The generated skill must include:

  • frontmatter whose description triggers on parity, drift, local/prod mismatch, auth/config/infra differences, and environment setup for that app
  • an "App Parity Contract" that names production as the reference and lists intentional non-prod divergences
  • "Production Truth Sources" with exact file paths, manifests, docs, commands, or user-confirmed sources
  • "Inspection Workflow" with repo-specific commands and files to read
  • "Parity Surfaces" tailored to the app, not a generic checklist dump
  • "Drift Checks" with concrete tests, scripts, schemas, or manual checks the agent should run
  • "Fix Patterns" that explain how to close drift in this app's architecture
  • "Question Protocol" instructing the agent to use the active harness's ask-question facility for source-unanswerable decisions
  • "Output Contract" for every future run: inspected files, risks found, fixes made, tests run, remaining explicit divergences

Start from resources/generated-skill-template.md, but remove irrelevant sections and replace placeholders with app-specific evidence.

5. Add Safeguards Where The Repo Supports Them

If the user asked for fixes, or if the generated skill would be weak without a guard, add narrowly scoped checks in the target app:

  • config parity: schema validation for required env vars and production-only restrictions
  • auth parity: tests for required IdP groups, roles, claims, redirect URIs, cookies, and session policies
  • fixture parity: seeded users, tenants, feature flags, roles, plans, quotas, and data lifecycle states
  • infra parity: parse or diff deployment manifests against local/preview manifests for security-relevant settings
  • provider parity: contract tests or recorded fixtures for external APIs, webhooks, email, storage, queues, and payment providers
  • runtime parity: pinned versions for language runtime, database, extensions, image tags, and build commands
  • smoke parity: a preview/staging smoke test that proves the app starts with production-equivalent restrictions before merge

When a difference is intentional, require a named reason and compensating guard. "Local is easier" is not enough.

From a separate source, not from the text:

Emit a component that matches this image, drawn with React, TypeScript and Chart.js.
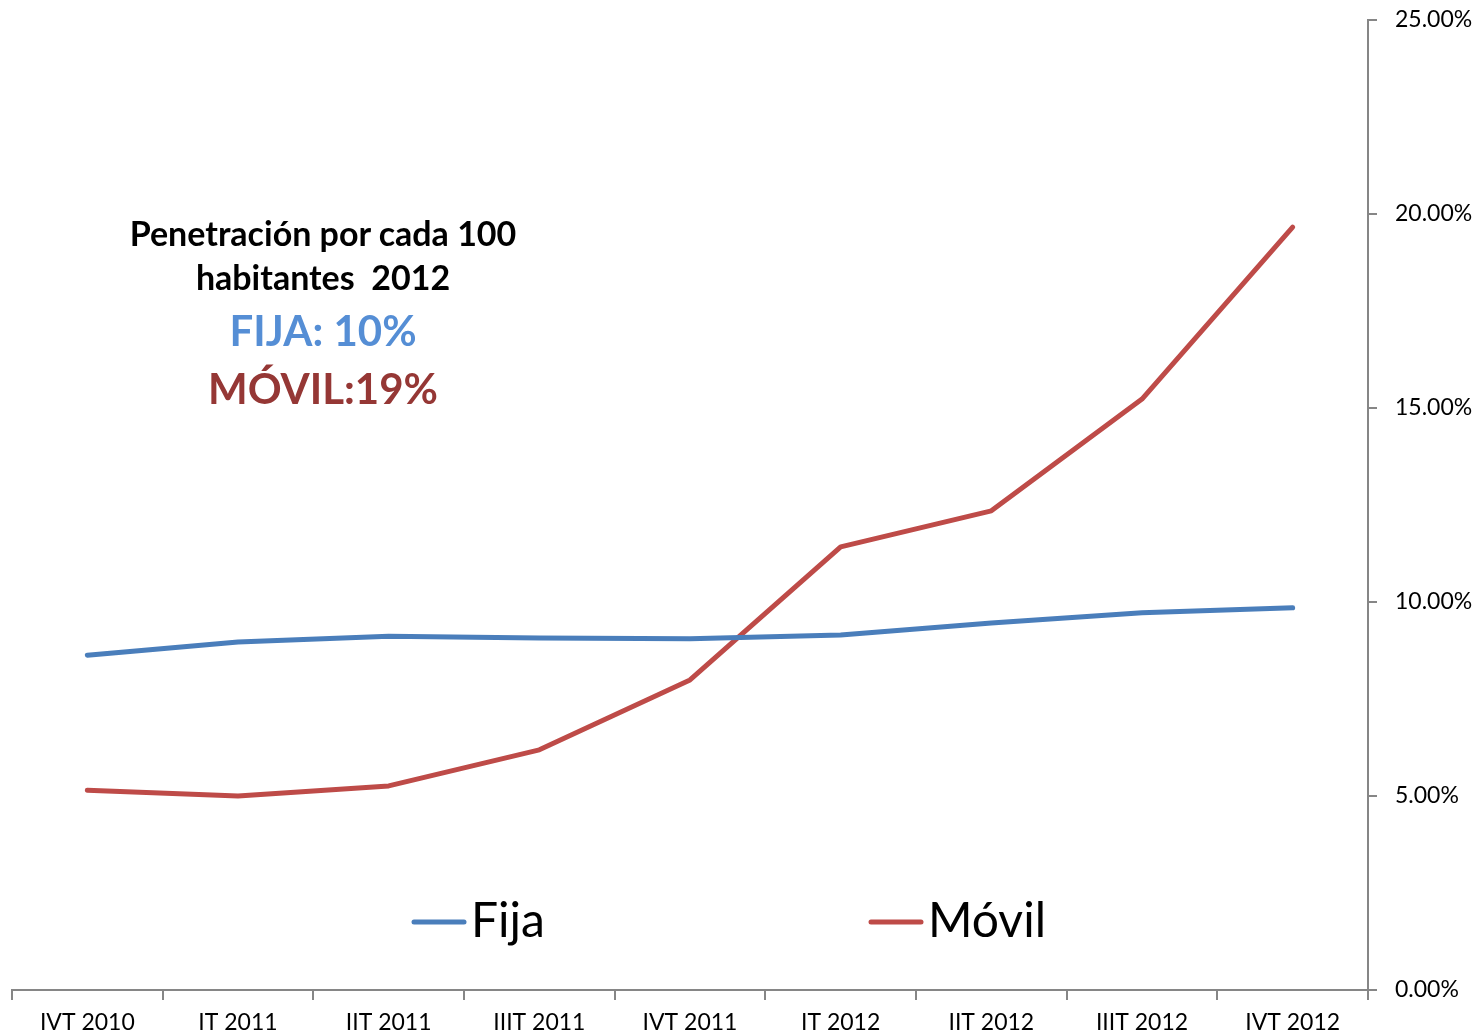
import React, { useEffect, useRef } from "react";
import { Chart, registerables } from "chart.js";

Chart.register(...registerables);

const categories = ["IVT 2010", "IT 2011", "IIT 2011", "IIIT 2011", "IVT 2011", "IT 2012", "IIT 2012", "IIIT 2012", "IVT 2012"];
const fijaValues = [8.63, 8.97, 9.12, 9.07, 9.05, 9.15, 9.46, 9.72, 9.85];
const movilValues = [5.15, 5.0, 5.26, 6.19, 7.99, 11.42, 12.35, 15.23, 19.66];
const seriesLabels = ["Fija", "Móvil"];
const yTicks = [0, 5, 10, 15, 20, 25];

const FONT = "Lato, 'Open Sans', sans-serif";

const insideLegend = {
  id: "insideLegend",
  afterDraw(chart: any) {
    const ctx = chart.ctx;
    const y = 922;
    const xs = [414, 871];
    ctx.save();
    chart.data.datasets.forEach((ds: any, i: number) => {
      const x = xs[i];
      ctx.strokeStyle = ds.borderColor;
      ctx.lineWidth = 5;
      ctx.lineCap = "round";
      ctx.beginPath();
      ctx.moveTo(x, y);
      ctx.lineTo(x + 50, y);
      ctx.stroke();
      ctx.fillStyle = "#000";
      ctx.font = `48px ${FONT}`;
      ctx.textBaseline = "middle";
      ctx.textAlign = "left";
      ctx.fillText(ds.label, x + 57, y);
    });
    ctx.restore();
  },
};

export default function App() {
  const ref = useRef<HTMLCanvasElement>(null);
  useEffect(() => {
    if (!ref.current) return;
    const chart = new Chart(ref.current, {
      type: "line",
      data: {
        labels: categories,
        datasets: [
          {
            label: seriesLabels[0],
            data: fijaValues,
            borderColor: "#4A7EBB",
            backgroundColor: "#4A7EBB",
            borderWidth: 5,
            borderCapStyle: "round",
            borderJoinStyle: "round",
            pointRadius: 0,
            tension: 0,
          },
          {
            label: seriesLabels[1],
            data: movilValues,
            borderColor: "#BE4B48",
            backgroundColor: "#BE4B48",
            borderWidth: 5,
            borderCapStyle: "round",
            borderJoinStyle: "round",
            pointRadius: 0,
            tension: 0,
          },
        ],
      },
      options: {
        animation: false,
        responsive: false,
        maintainAspectRatio: false,
        layout: { padding: { left: 12, top: 0, right: 0, bottom: 0 } },
        plugins: { legend: { display: false }, tooltip: { enabled: false } },
        scales: {
          x: {
            offset: true,
            afterFit(scale: any) {
              scale.height = 46;
              scale.paddingRight = 0;
              scale.paddingLeft = 0;
            },
            grid: {
              offset: true,
              drawOnChartArea: false,
              drawTicks: true,
              tickLength: 10,
              color: "#868686",
              lineWidth: 2,
            },
            border: { color: "#868686", width: 2 },
            ticks: {
              color: "#000",
              font: { family: FONT, size: 23 },
              maxRotation: 0,
              autoSkip: false,
              padding: 9,
            },
          },
          y: {
            position: "right",
            min: 0,
            max: 25,
            afterBuildTicks(scale: any) {
              scale.ticks = yTicks.map((v) => ({ value: v }));
            },
            afterFit(scale: any) {
              scale.width = 113;
              scale.paddingTop = 20;
              scale.paddingBottom = 0;
            },
            grid: {
              drawOnChartArea: false,
              drawTicks: true,
              tickLength: 9,
              color: "#868686",
              lineWidth: 2,
            },
            border: { color: "#868686", width: 2 },
            ticks: {
              color: "#000",
              font: { family: FONT, size: 23 },
              padding: 18,
              callback: (v: any) => Number(v).toFixed(2) + "%",
            },
          },
        },
      },
      plugins: [insideLegend],
    });
    return () => chart.destroy();
  }, []);

  const lineStyle: React.CSSProperties = {
    position: "absolute",
    left: 73,
    width: 500,
    textAlign: "center",
    fontFamily: FONT,
    fontWeight: 700,
    whiteSpace: "pre",
    lineHeight: 1,
  };

  return (
    <div style={{ position: "absolute", left: 0, top: 0, width: 1481, height: 1036, background: "#fff" }}>
      <canvas ref={ref} width={1481} height={1036} style={{ width: 1481, height: 1036, display: "block" }} />
      <div style={{ ...lineStyle, top: 216, fontSize: 34, color: "#000" }}>Penetración por cada 100</div>
      <div style={{ ...lineStyle, top: 260, fontSize: 34, color: "#000" }}>habitantes  2012</div>
      <div style={{ ...lineStyle, top: 309, fontSize: 42, color: "#558ED5" }}>FIJA: 10%</div>
      <div style={{ ...lineStyle, top: 367, fontSize: 42, color: "#953735" }}>MÓVIL:19%</div>
    </div>
  );
}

6. Validate The Generated Skill

Before finishing:

  1. Re-read the generated skill as if invoked on a fresh thread.
  2. Confirm every app-specific claim cites a repo source or a captured user answer.
  3. Confirm no generic checklist item remains unless it applies to the app.
  4. Confirm the generated skill path is inside the target app repository and not in a user/global skills folder.
  5. Run the skill validation command available in the harness or repository if one exists.
  6. If validation cannot be run, say exactly why.

Output

Return:

  • generated skill path
  • confirmation that the generated skill is stored inside the target project repo
  • files and directories inspected
  • highest-risk parity gaps found during creation
  • questions asked and captured decisions
  • tests or validation run
  • recommended next fixes if drift was found but not fixed

Do not present a generic parity report as the final product. The primary deliverable is the reusable app-specific skill.